The interval seemed a lifetime away as our alleged comic clicked into name-drop mode. He recalled an apparently wild evening with a celeb chef and actor/director mate. 
The audience yearned for laughs, but were cruelly denied. Like a treasure hunt for a broken compass, we huddled masses came to the collective conclusion our waiting, like the hunt, was equally pointless. 

Our host’s TV appearances had dried up in recent years after one high profile show dropped him like a scalding potato. His car-based, pre-gig inappropriateness a sad, disturbing reminder of how he'd scuppered a regular gig seen by millions. 

Give a microphone to the dullest bloke in your local pub after 10 pints and it could have generated more laughs. 

“I'm fascinated to see who comes back for the second half,” he remarked. 

His body was in the room, his mind was spending the night’s takings like a Homer Simpson gag. Sans laughs.

Enough was enough, but while the second half was out of the question, I was fascinated by the amount of people who wanted their money back. 

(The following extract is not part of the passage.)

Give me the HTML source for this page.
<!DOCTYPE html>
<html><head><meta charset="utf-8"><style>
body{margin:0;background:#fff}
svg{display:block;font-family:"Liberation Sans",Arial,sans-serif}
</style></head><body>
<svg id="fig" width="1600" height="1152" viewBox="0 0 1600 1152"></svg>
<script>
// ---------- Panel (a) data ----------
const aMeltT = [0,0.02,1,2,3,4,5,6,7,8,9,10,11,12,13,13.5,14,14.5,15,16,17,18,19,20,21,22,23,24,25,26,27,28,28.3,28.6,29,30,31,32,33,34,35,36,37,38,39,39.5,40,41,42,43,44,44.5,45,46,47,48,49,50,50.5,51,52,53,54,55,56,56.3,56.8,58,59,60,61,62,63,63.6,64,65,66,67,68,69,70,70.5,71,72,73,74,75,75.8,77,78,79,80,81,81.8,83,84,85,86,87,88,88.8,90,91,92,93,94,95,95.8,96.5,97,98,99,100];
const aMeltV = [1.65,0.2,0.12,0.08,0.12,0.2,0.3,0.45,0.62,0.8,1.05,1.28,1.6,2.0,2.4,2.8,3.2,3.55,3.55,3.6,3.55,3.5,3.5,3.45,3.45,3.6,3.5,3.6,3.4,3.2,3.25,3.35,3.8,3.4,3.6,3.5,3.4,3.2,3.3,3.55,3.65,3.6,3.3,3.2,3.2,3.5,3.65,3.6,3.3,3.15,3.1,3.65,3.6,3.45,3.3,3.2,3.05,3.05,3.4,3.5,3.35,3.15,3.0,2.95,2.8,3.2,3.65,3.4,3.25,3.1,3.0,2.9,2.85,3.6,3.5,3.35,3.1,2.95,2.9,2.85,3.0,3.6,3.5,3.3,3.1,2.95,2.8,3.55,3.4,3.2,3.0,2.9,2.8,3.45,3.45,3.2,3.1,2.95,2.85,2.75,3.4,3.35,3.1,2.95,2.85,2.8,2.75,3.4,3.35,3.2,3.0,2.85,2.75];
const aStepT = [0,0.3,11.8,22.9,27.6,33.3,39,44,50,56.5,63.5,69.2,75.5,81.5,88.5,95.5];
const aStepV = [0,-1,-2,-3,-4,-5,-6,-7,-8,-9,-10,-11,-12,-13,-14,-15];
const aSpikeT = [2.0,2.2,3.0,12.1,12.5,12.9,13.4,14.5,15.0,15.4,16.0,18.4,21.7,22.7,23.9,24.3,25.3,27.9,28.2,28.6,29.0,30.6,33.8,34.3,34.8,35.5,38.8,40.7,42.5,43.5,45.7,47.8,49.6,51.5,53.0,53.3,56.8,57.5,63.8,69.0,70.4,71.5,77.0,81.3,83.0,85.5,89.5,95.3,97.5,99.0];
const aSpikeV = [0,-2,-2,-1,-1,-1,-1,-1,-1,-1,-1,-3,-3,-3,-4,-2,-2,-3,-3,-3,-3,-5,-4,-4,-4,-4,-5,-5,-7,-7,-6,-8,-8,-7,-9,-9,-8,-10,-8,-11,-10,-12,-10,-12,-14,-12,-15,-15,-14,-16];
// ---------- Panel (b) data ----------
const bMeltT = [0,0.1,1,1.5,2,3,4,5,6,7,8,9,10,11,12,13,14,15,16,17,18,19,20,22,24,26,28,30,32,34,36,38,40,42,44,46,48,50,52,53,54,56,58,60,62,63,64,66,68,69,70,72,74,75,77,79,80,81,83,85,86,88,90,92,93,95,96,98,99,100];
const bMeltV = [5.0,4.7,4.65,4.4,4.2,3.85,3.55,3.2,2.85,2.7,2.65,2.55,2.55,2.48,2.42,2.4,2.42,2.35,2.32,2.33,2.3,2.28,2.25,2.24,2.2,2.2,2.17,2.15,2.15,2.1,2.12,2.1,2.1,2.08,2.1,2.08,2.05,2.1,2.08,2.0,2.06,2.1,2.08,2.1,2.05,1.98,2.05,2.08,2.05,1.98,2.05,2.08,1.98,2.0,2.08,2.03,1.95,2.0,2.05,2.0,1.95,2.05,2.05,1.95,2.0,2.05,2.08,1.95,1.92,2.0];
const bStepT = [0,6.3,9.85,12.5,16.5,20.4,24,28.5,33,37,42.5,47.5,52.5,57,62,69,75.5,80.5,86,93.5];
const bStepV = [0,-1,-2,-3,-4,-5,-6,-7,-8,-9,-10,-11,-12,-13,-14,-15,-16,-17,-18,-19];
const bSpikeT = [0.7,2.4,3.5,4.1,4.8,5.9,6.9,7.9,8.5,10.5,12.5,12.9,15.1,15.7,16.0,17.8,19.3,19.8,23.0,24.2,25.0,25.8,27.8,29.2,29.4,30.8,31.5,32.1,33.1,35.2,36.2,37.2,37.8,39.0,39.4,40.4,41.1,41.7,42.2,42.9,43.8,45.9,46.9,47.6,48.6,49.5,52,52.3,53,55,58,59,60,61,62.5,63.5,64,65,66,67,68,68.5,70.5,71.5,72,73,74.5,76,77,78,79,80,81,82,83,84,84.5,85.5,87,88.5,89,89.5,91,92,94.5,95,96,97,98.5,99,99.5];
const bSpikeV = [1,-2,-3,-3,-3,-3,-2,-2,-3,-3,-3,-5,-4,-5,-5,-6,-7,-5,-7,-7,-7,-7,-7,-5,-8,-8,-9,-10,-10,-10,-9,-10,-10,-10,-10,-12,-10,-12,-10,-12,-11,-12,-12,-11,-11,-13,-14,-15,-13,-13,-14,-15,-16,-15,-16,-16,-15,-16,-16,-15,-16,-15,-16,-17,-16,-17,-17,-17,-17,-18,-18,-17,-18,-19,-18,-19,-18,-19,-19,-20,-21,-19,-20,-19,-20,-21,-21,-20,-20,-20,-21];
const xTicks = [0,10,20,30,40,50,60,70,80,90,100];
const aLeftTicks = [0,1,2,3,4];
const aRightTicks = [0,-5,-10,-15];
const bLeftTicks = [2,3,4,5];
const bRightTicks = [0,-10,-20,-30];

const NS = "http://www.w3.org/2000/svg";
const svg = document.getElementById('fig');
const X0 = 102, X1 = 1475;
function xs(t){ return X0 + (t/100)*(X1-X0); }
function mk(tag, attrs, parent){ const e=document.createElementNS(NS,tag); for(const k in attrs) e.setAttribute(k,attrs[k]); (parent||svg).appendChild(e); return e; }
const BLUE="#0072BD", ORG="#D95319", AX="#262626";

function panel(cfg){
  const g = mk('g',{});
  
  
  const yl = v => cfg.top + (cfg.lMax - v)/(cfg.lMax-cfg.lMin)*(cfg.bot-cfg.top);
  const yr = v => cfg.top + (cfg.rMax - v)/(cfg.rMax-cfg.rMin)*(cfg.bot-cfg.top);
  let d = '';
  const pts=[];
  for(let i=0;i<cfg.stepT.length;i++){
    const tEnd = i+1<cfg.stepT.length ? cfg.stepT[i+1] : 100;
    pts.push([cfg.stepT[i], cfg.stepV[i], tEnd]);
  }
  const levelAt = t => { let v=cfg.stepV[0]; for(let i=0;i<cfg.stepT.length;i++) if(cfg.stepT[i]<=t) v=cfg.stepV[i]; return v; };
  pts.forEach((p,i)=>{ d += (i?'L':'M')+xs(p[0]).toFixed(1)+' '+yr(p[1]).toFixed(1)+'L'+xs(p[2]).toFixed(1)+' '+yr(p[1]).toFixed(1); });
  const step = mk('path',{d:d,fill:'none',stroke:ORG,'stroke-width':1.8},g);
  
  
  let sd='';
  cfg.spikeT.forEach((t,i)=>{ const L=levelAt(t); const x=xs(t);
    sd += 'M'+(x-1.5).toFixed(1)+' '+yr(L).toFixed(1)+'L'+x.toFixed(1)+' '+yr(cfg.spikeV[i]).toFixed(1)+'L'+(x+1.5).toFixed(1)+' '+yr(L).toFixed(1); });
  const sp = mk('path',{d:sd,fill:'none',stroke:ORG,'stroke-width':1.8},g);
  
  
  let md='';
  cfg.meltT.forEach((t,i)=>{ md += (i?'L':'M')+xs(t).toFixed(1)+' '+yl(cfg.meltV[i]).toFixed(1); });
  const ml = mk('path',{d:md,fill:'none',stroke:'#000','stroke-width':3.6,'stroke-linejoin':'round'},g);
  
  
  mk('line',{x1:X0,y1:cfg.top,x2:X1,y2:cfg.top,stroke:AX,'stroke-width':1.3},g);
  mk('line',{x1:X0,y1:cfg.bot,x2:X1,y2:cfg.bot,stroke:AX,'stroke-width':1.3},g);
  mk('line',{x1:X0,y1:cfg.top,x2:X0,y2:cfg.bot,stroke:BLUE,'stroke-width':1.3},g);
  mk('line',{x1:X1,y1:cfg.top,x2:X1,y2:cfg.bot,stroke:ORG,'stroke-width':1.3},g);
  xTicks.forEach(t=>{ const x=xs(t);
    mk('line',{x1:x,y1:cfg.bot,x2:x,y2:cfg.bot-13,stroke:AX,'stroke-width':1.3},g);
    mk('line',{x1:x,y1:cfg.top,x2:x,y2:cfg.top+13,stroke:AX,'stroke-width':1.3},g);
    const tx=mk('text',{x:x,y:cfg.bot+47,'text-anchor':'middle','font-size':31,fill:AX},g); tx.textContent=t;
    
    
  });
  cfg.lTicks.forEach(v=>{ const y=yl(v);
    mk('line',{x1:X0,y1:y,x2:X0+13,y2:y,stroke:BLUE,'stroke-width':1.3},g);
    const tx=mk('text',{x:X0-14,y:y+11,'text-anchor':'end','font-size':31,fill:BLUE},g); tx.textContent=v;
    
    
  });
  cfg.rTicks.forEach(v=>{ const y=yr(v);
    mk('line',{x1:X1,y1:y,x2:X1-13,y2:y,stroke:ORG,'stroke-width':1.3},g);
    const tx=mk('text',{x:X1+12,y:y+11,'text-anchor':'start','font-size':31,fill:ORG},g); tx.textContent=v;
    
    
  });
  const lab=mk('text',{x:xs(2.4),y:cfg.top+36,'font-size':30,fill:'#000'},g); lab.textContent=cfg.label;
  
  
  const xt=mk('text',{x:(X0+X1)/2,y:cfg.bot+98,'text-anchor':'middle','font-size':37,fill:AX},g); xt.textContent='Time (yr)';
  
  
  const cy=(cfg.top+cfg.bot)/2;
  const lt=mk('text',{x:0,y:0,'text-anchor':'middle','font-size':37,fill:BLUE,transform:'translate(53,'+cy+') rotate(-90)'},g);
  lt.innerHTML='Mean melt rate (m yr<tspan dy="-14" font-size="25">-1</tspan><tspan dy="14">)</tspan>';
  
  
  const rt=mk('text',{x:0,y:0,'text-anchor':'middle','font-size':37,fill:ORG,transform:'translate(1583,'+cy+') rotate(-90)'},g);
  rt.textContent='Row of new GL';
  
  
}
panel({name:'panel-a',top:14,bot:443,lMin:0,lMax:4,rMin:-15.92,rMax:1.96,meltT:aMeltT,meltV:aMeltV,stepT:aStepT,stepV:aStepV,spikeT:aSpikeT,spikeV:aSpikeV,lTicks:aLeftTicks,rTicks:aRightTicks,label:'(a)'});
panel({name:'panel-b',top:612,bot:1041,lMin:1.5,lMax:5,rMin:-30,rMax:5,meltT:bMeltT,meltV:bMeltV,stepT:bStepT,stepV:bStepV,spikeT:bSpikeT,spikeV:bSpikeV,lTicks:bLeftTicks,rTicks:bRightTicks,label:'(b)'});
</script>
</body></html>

I started to wonder if he'd been using Avatar-style technology all along as he headed off for a break, a cigarette and a chance to marinade in his joyless creative juices. 
So, having analysed great comedians for decades, the universal truth hammered home on that moist evening was the old adage ’Fail to prepare, prepare to fail’, because no matter who your celeb mates are, or your political beliefs, if there's no fuel in your comedy vehicle, don't be too surprised if you're left stranded at the side of the showbiz road. 

Which is what his harassed driver should have done after 30 seconds.